今天要舉一個有趣的範例,以電腦生成的圖像來做訓練,然後用現實的圖像來做辨識,如下圖為電腦生成的圖庫中馬和人的圖各4張,我們來練習辨識是人還是馬:
程式如下,由於是做二分法,所以在最後一層的activation改用'sigmoid',此外在compile的loss設定為'binary_crossentropy',而optimizer則是建議用RMSprop(learning_rate=0.001):
import tensorflow as tf
model = tf.keras.models.Sequential([
# Note the input shape is the desired size of the image 300x300 with 3 bytes color
# This is the first convolution
tf.keras.layers.Conv2D(16, (3,3), activation='relu', input_shape=(300, 300, 3)),
tf.keras.layers.MaxPooling2D(2, 2),
# The second convolution
tf.keras.layers.Conv2D(32, (3,3), activation='relu'),
tf.keras.layers.MaxPooling2D(2,2),
# The third convolution
tf.keras.layers.Conv2D(64, (3,3), activation='relu'),
tf.keras.layers.MaxPooling2D(2,2),
# The fourth convolution
tf.keras.layers.Conv2D(64, (3,3), activation='relu'),
tf.keras.layers.MaxPooling2D(2,2),
# The fifth convolution
tf.keras.layers.Conv2D(64, (3,3), activation='relu'),
tf.keras.layers.MaxPooling2D(2,2),
# Flatten the results to feed into a DNN
tf.keras.layers.Flatten(),
# 512 neuron hidden layer
tf.keras.layers.Dense(512, activation='relu'),
# Only 1 output neuron. It will contain a value from 0-1 where 0 for 1 class ('horses') and 1 for the other ('humans')

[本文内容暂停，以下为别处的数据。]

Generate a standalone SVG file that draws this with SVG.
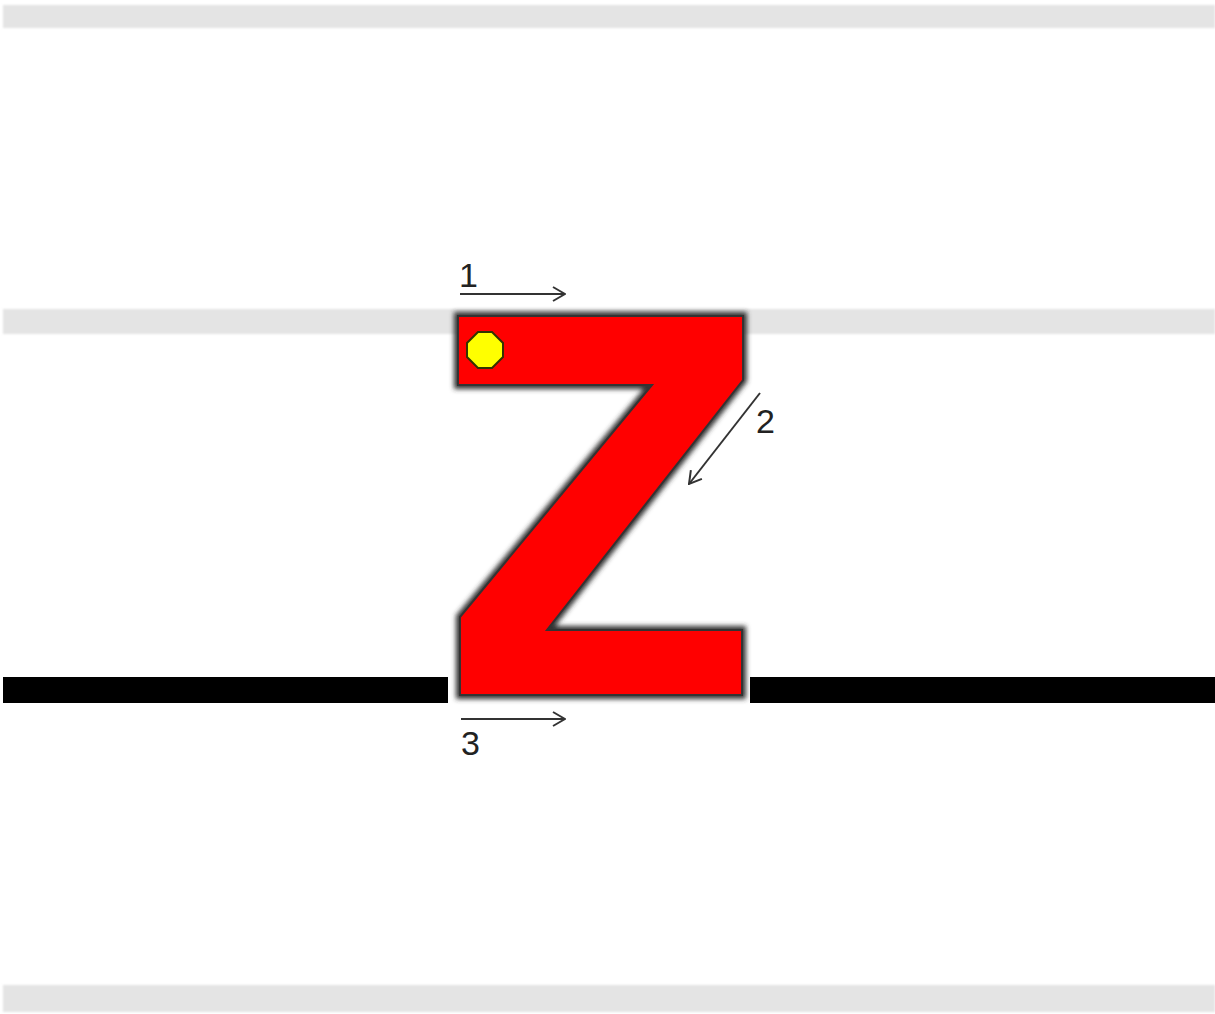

tf.keras.layers.Dense(1, activation='sigmoid')
])
#sigmoid makes the output value a single scalar between 0 and 1, encoding the probability that the current image is class 1 (as opposed to class 0).
from tensorflow.keras.optimizers import RMSprop
model.compile(loss='binary_crossentropy',
optimizer=RMSprop(learning_rate=0.001),
metrics=['accuracy'])
#Train the model with the binary_crossentropy loss because it's a binary classification problem, and the final activation is a sigmoid
#In this case, using the RMSprop optimization algorithm is preferable to stochastic gradient descent (SGD), because RMSprop automates learning-rate tuning for us.
#(Other optimizers, such as Adam and Adagrad, also automatically adapt the learning rate during training, and would work equally well here.)
我們利用tensorflow.keras.preprocessing.image中的ImageDataGenerator將圖庫資料夾中的圖匯入,並調整統一size和除以255做normalize,然後標上分類,轉成訓練資料的格式:
from tensorflow.keras.preprocessing.image import ImageDataGenerator
# All images will be rescaled by 1./255
train_datagen = ImageDataGenerator(rescale=1/255)
# Flow training images in batches of 128 using train_datagen generator
train_generator = train_datagen.flow_from_directory(
'./horse-or-human/', # This is the source directory for training images
target_size=(300, 300), # All images will be resized to 300x300
batch_size=128,
# Since we use binary_crossentropy loss, we need binary labels
class_mode='binary')
#A DirectoryIterator yielding tuples of (x, y) where x is a numpy array containing a batch of images with shape (batch_size, *target_size, channels) and y is a numpy array of corresponding labels.
接下來就是training了,training完後我們可以去抓幾張圖現實的圖來試試,一樣要調整size和做normalize:
history = model.fit(
train_generator,
steps_per_epoch=8,
epochs=15,
verbose=1)
import numpy as np
from tensorflow.keras.preprocessing import image
# predicting images
test_image_file = "horse-gac58efbe9_640.jpg"
path = os.path.join('./test_image/', test_image_file)
img = image.load_img(path, target_size=(300, 300))
x = image.img_to_array(img)
x /= 255
x = np.expand_dims(x, axis=0)
images = np.vstack([x])
classes = model.predict(images, batch_size=10)
print(classes[0])
if classes[0]>0.5:
print("This is a human")
else:
print("This is a horse")
雖然training後的loss已經小於0.1,但我們來看以下幾個例子,這些圖是最後要餵進去已經調整過size和做normalize後的樣子,左邊兩欄是判斷正確的結果,最右邊一欄是判斷錯誤的結果:
但必須說我是有意圖的去挑選圖片,就是找那種我覺得幼稚園小班的時候我自己也認不出來的,雖然我找的都已經是單純乾淨的圖,就是只有單個完整的人或馬,沒有複數,沒有其他配件,更沒有同時有人有馬的。所以還欠缺一些成熟大人應有的判斷的要素。